4325
Views

[Updated] Harvey Shutters Texas Refineries and Ports

alt
Video frame: flooding at a chemical plant in Baytown (full video below)

Published Aug 28, 2017 9:05 PM by The Maritime Executive

Tropical Storm Harvey continues to batter the Houston and Corpus Christi area, with significant effects on the oil and gas industry. Roughly one million barrels per day of refinery capacity is offline in Houston and Galveston alone, with implications for domestic and international product markets. In addition, the busy Houston Ship Channel is closed and 22 percent of the Gulf's offshore oil production is shut in. 

On Sunday, Royal Dutch Shell announced that it is closing its 340,000 barrel per day Deer Park refinery, adding to a long list of shutdowns and slowdowns. Others include: Marathon's Texas City and Galveston Bay refineries, with a combined capacity of 570,000 bpd; Petrobras' Pasadena refinery, with a capacity of 115,000 bpd; LyondellBasell's Houston refinery, with a capacity of 265,000 bpd; and all six refineries in Corpus Christi, with a combined capacity of over one million bpd. Depending on the extent of any damage, some facilities could take weeks to return to full production, analysts cautioned. 

Flooding outside Valero’s Beaumont refinery (TxDOT)

Exxon has cut back production at its Beaumont, Texas refinery and shut down its sprawling 560,000 bpd Baytown installation, the second-largest in the U.S. (video below). Exxon told Texas' environmental regulators that a facility at Baytown was damaged by heavy rain, and that it expects that air pollutant emissions to exceed legal limits for a period. It said that it will take action to minimize any emissions and that it expects to have the situation under control by Friday. The firm did not give details about the extent of the damage. 

Baytown has a controversial history related to hydrocarbon emissions: Exxon recently lost a lawsuit brought by the Sierra Club that alleged that the facility had violated the Clean Air Act over 16,000 times from 2005-2013. Exxon disputes the court's findings. 

All told, Goldman Sachs estimates that about three million bpd of refining capacity in Texas has been affected by the storm. The supply reductions will be cushioned by an above-average petroleum product stockpile, but the market effects are already visible: gasoline futures rose seven percent Sunday night and another four percent on Monday. Analysts forecast an average rise in gas prices of about $0.20. 

Houston Ship Channel remains shut

The refineries have also been affected by the closure of the critical Houston Ship Channel, a busy waterway for the shipment of crude, petrochemicals and petroleum product. Pilots ceased boarding inbound vessels on Friday before Harvey made landfall, and the channel remains closed. 

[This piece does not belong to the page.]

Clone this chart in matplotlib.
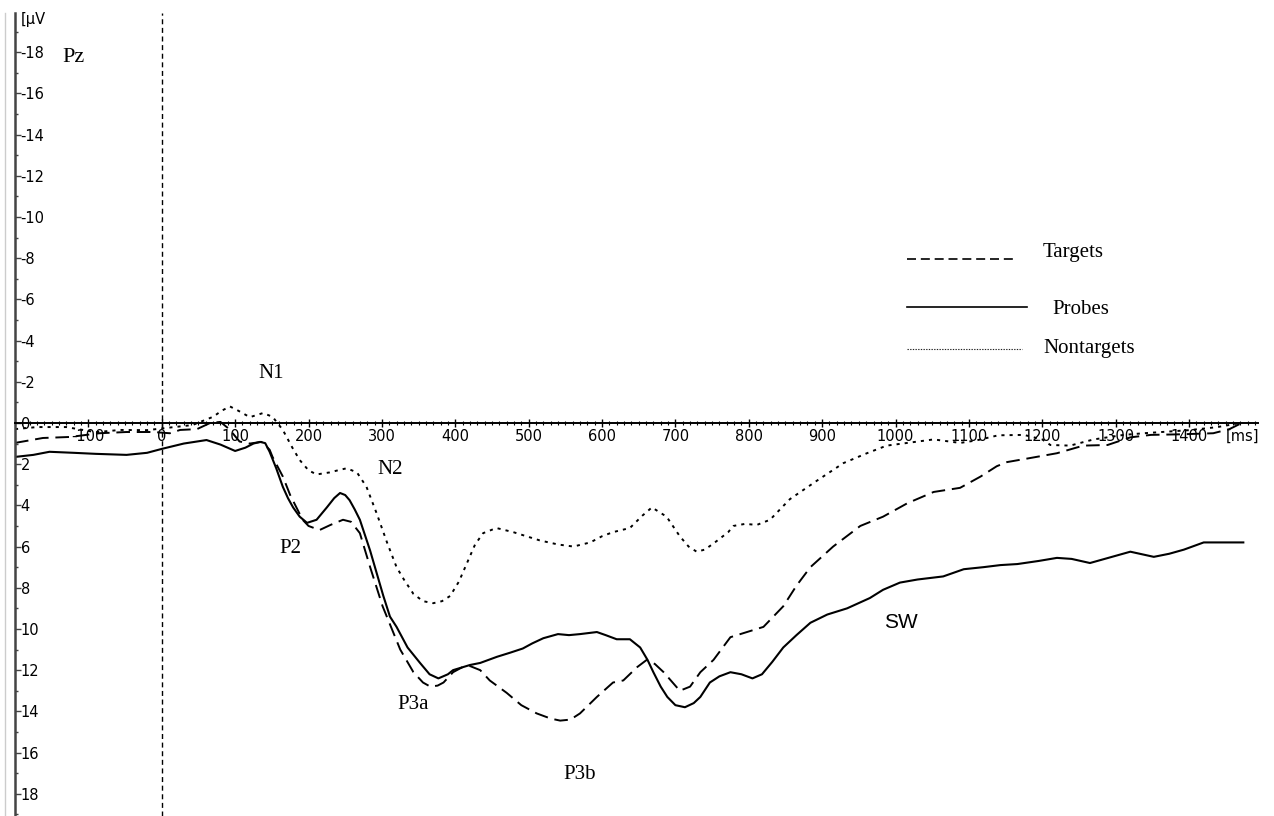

Shipping agency GAC reports that COTP Sector Houston-Galveston expects the port to remain closed until Tuesday at the earliest. The USACE has begun surveying waterways to allow for reopening channels to traffic as soon as possible. 

The Port of Galveston also remains closed, and four cruise ships that were scheduled to return to the port are awaiting improved conditions or making other arrangements. Royal Caribbean said in a statement that it is diverting the Liberty of the Seas to Miami until conditions at Galveston are back to normal. Three Carnival Cruise Lines vessels will return to Galveston once conditions permit. 

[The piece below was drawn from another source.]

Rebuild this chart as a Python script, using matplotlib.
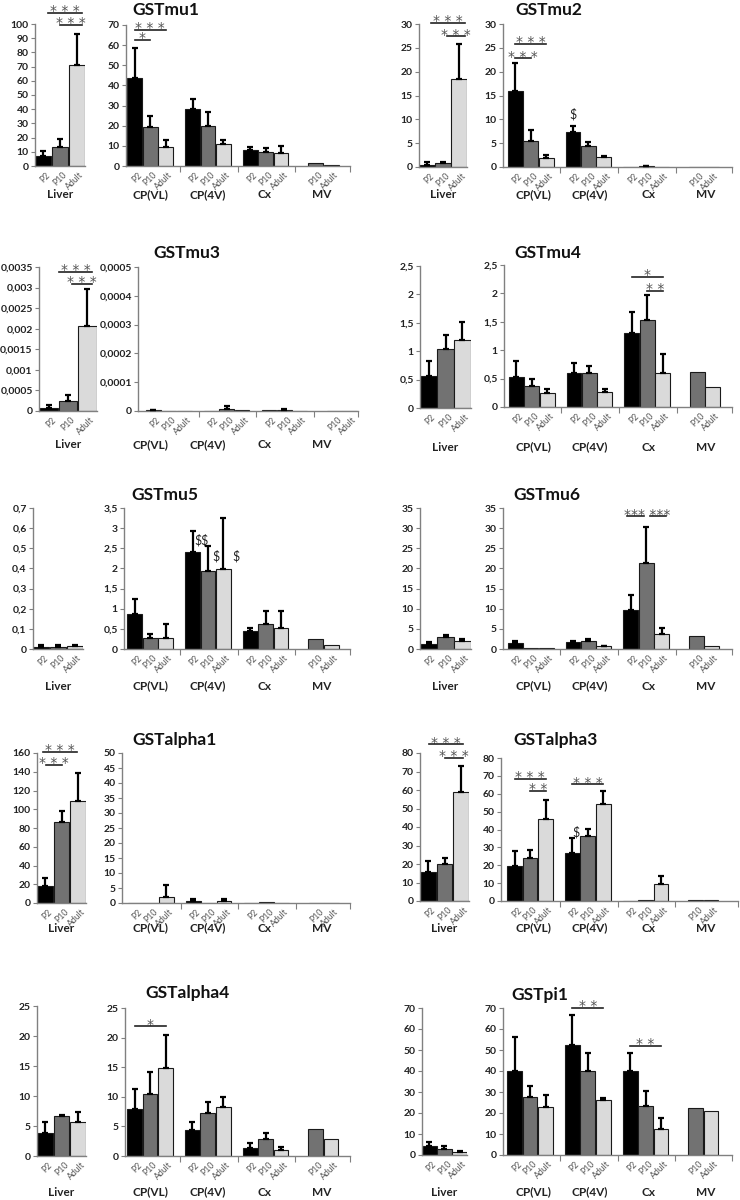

The Port of Corpus Christi is also shut down, as it has a 450-foot drillship grounded in its access channel near Port Aransas. The ship – the 1979-built Paragon DPDS1, owned by Paragon Offshore – was in layup at a private dock on the waterway, but the hurricane-force winds tore it free and drove it aground. Freeport, Texas has an even bigger problem: parts of its ship channel appear to have lost as much as seven feet of depth in the storm. 

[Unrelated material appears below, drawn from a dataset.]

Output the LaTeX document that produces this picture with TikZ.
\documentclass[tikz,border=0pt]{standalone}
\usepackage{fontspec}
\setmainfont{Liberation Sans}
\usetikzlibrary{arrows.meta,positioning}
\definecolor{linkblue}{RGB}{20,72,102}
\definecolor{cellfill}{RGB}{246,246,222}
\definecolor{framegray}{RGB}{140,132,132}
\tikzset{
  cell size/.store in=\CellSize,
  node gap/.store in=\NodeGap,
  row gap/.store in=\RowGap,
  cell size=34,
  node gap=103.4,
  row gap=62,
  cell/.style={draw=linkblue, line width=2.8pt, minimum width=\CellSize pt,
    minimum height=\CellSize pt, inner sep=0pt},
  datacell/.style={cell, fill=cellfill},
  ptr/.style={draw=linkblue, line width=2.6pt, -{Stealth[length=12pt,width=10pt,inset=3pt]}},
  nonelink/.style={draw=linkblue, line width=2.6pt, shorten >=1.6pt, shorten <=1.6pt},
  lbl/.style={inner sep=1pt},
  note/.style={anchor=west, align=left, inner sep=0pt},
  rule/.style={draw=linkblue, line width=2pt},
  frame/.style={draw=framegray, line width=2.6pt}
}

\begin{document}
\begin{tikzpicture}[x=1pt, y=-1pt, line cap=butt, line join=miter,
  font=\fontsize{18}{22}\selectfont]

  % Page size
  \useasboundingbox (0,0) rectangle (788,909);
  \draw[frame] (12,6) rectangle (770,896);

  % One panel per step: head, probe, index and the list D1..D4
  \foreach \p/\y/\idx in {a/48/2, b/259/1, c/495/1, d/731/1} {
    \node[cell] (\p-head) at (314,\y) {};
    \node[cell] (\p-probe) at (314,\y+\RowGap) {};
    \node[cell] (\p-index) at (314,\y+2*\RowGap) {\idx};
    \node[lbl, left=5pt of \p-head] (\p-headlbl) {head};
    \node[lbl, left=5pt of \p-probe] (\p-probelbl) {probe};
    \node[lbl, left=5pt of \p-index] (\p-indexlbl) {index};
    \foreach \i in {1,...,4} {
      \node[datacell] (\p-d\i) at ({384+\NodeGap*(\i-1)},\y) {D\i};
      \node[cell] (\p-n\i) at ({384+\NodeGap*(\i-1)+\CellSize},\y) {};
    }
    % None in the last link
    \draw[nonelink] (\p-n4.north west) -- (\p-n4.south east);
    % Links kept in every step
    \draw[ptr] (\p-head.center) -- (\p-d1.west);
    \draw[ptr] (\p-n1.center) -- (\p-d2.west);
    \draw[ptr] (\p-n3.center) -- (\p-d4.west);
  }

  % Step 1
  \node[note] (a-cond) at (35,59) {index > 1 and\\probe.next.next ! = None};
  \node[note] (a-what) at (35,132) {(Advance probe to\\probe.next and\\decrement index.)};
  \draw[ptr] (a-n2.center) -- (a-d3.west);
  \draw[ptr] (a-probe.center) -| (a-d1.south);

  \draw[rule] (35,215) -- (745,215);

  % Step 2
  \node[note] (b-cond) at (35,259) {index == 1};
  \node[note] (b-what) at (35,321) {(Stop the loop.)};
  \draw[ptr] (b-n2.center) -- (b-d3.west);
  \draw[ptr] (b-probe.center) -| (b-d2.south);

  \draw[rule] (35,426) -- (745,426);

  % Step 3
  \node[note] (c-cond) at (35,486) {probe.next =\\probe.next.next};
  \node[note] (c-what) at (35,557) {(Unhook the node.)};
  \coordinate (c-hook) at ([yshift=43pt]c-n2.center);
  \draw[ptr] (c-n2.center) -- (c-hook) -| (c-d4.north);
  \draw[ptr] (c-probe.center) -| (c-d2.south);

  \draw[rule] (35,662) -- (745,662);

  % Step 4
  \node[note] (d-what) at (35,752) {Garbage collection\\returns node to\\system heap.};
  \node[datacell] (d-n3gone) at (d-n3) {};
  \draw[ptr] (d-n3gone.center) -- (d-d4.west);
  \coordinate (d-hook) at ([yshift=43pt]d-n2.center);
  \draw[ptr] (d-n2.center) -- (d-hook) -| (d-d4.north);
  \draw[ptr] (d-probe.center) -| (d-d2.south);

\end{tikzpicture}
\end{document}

Harvey is now moving off the coast near Matagorda Bay, but the storm is not over: the system is expected to soak up more moisture over the Gulf and then return up the Texas coastline through Wednesday, dumping up to an additional 25 inches of rain in the Houston/Galveston area. Nine people have already lost their lives in the flooding and economic damages could be in the tens of billions of dollars; the full toll remains to be seen.